WHAT ARE YOUR IMPRESSIONS OF JASON LEFFLER AS A PERSON AND AS A RACER AND WHAT WILL YOU REMEMBER ABOUT HIM?
“I will remember the pass he made to win at ORP (O’Reilly Raceway Park) when he basically just sold the farm down in (turns) one and two to make that pass.  It was a really aggressive move, but that was a hungry driver.  It’s the perfect definition of how hungry he was and most all drivers have that somewhere inside them.  It was just a really interesting moment.  I wasn’t very close with him.  Didn’t have a friendship I would say, but that was an impressive moment.  When I think about him that is one of the memories that I appreciate the most; I think it said everything about him as a driver.  He liked to race. You always heard about the guy running here and running there.  He had up’s and down’s in the top tier series as far as the Truck Series and the Nationwide Series, but he didn’t seem to let that deter him from doing what he liked to do.  If he could be racing somewhere he was there racing.”
 
CAN YOU NAME ONE WORD TO DESCRIBE WHAT A LAP IS LIKE HERE AND THEN A DEFINITION FOR THE 200 LAPS?

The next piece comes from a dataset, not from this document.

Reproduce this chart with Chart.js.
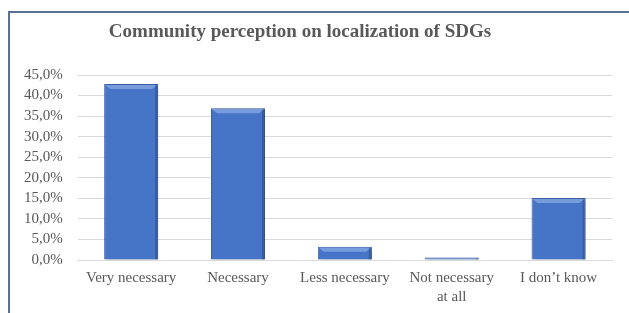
<!DOCTYPE html>
<html>
<head>
  <meta charset="utf-8">
  <title>Community perception on localization of SDGs</title>
  <script src="https://cdn.jsdelivr.net/npm/chart.js"></script>
  <style>
    body {
      margin: 0;
      background: white;
      overflow: hidden;
    }

    .frame {
      position: absolute;
      left: 8px;
      top: 11px;
      width: 640px;
      height: 320px;
      border-left: 2px solid #5b7190;
      border-top: 2px solid #5b7190;
    }

    .chart-container {
      position: absolute;
      left: 0;
      top: 0;
      width: 629px;
      height: 315px;
    }
  </style>
</head>
<body>
  <div class="frame"></div>
  <div class="chart-container">
    <canvas id="sdgChart"></canvas>
  </div>

  <script>
    const categories = ['Very necessary', 'Necessary', 'Less necessary', ['Not necessary', 'at all'], 'I don’t know'];
    const shares     = [42.8, 36.9, 3.2, 0.6, 15.1];   // percent of respondents
    const yTicks     = [0, 5, 10, 15, 20, 25, 30, 35, 40, 45];
    const chartTitle = 'Community perception on localization of SDGs';

    const serif = "'Liberation Serif', 'DejaVu Serif', serif";

    // title sits a bit left of the plot centre in the original, so draw it by hand
    const titlePlugin = {
      id: 'titlePlugin',
      afterDraw(chart) {
        const c = chart.ctx;
        c.save();
        c.font = 'bold 19px ' + serif;
        c.fillStyle = '#595959';
        c.textAlign = 'center';
        c.textBaseline = 'middle';
        c.fillText(chartTitle, 300, 32);
        c.restore();
      }
    };

    // soft drop shadow behind the bars, like the bevelled Excel look
    const barShadow = {
      id: 'barShadow',
      beforeDatasetDraw(chart) {
        const c = chart.ctx;
        c.save();
        c.shadowColor = 'rgba(0,0,0,0.35)';
        c.shadowBlur = 3;
        c.shadowOffsetX = 2;
        c.shadowOffsetY = 1;
      },
      afterDatasetDraw(chart) {
        chart.ctx.restore();
        // light bevel on top of each bar, darker right edge
        const c = chart.ctx;
        chart.getDatasetMeta(0).data.forEach(bar => {
          const h = Math.min(5, bar.base - bar.y);
          const w = bar.width;
          const l = bar.x - w / 2;
          c.save();
          c.fillStyle = 'rgba(160,190,240,0.55)';
          c.beginPath();
          c.moveTo(l + 1, bar.y + 1);
          c.lineTo(l + w - 1, bar.y + 1);
          c.lineTo(l + w - 1 - h, bar.y + h);
          c.lineTo(l + 1 + h, bar.y + h);
          c.closePath();
          c.fill();
          c.fillStyle = 'rgba(30,50,100,0.35)';
          c.fillRect(l + w - 3, bar.y + 1, 2, bar.base - bar.y - 1);
          c.restore();
        });
      }
    };

    const ctx = document.getElementById('sdgChart').getContext('2d');
    const chart = new Chart(ctx, {
      type: 'bar',
      data: {
        labels: categories,
        datasets: [{
          data: shares,
          backgroundColor: '#4674c6',
          borderColor: '#3d63a9',
          borderWidth: 1,
          categoryPercentage: 1.0,
          barPercentage: 0.506
        }]
      },
      options: {
        responsive: true,
        maintainAspectRatio: false,
        animation: false,
        layout: { padding: { left: 9, right: 17, top: 75, bottom: 0 } },
        plugins: {
          legend: { display: false },
          tooltip: { enabled: false },
          title: { display: false }
        },
        scales: {
          x: {
            grid: { display: false, drawTicks: false },
            border: { color: '#d9d9d9' },
            ticks: {
              color: '#595959',
              font: { family: serif, size: 15, lineHeight: 1.3 },
              padding: 8,
              maxRotation: 0,
              autoSkip: false
            }
          },
          y: {
            min: 0,
            max: 45,
            afterBuildTicks: axis => { axis.ticks = yTicks.map(v => ({ value: v })); },
            grid: { color: '#d9d9d9', drawTicks: false },
            border: { display: false },
            ticks: {
              color: '#595959',
              font: { family: serif, size: 15 },
              padding: 15,
              autoSkip: false,
              callback: v => v.toFixed(1).replace('.', ',') + '%'
            }
          }
        }
      },
      plugins: [barShadow, titlePlugin]
    });
  </script>
</body>
</html>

“It’s just a simple race track that has not got a lot of challenges.  It’s very easily laid out and understandable for a driver.  It really comes down to just getting your car to work.  There are no bumps or no bad transitions, there is nothing really that you are out there fighting or worried about or dreading.  It’s just a simple race track and very wide, there is a lot of room that invites hard racing, passing.  It’s a place that I enjoy.  A lap here especially in qualifying driver’s aren’t supposed to be terrified, but terrifying is a word that comes kind of close to what qualifying is like here especially with this new surface and this tire. Last year it was a guessing game as far as whether that thing was going to stick in the corner or not.  The guys that did run well, as far as I remember (Greg) Biffle got the pole last year.  He was quite shaken by the process of running that lap.  It was an impressive lap. The racing is different.  It’s amazing how much the racing itself when you are in the race it slows down everything sort of slows down and the laps aren’t a challenge anymore just trying to run on the edge of the grip.  You are just trying to find some clean air, trying to find a little speed through the center, do whatever it is that needs to help you get to that next car in front of you.  It’s quite different than the way qualifying is being as treacherous as qualifying is.”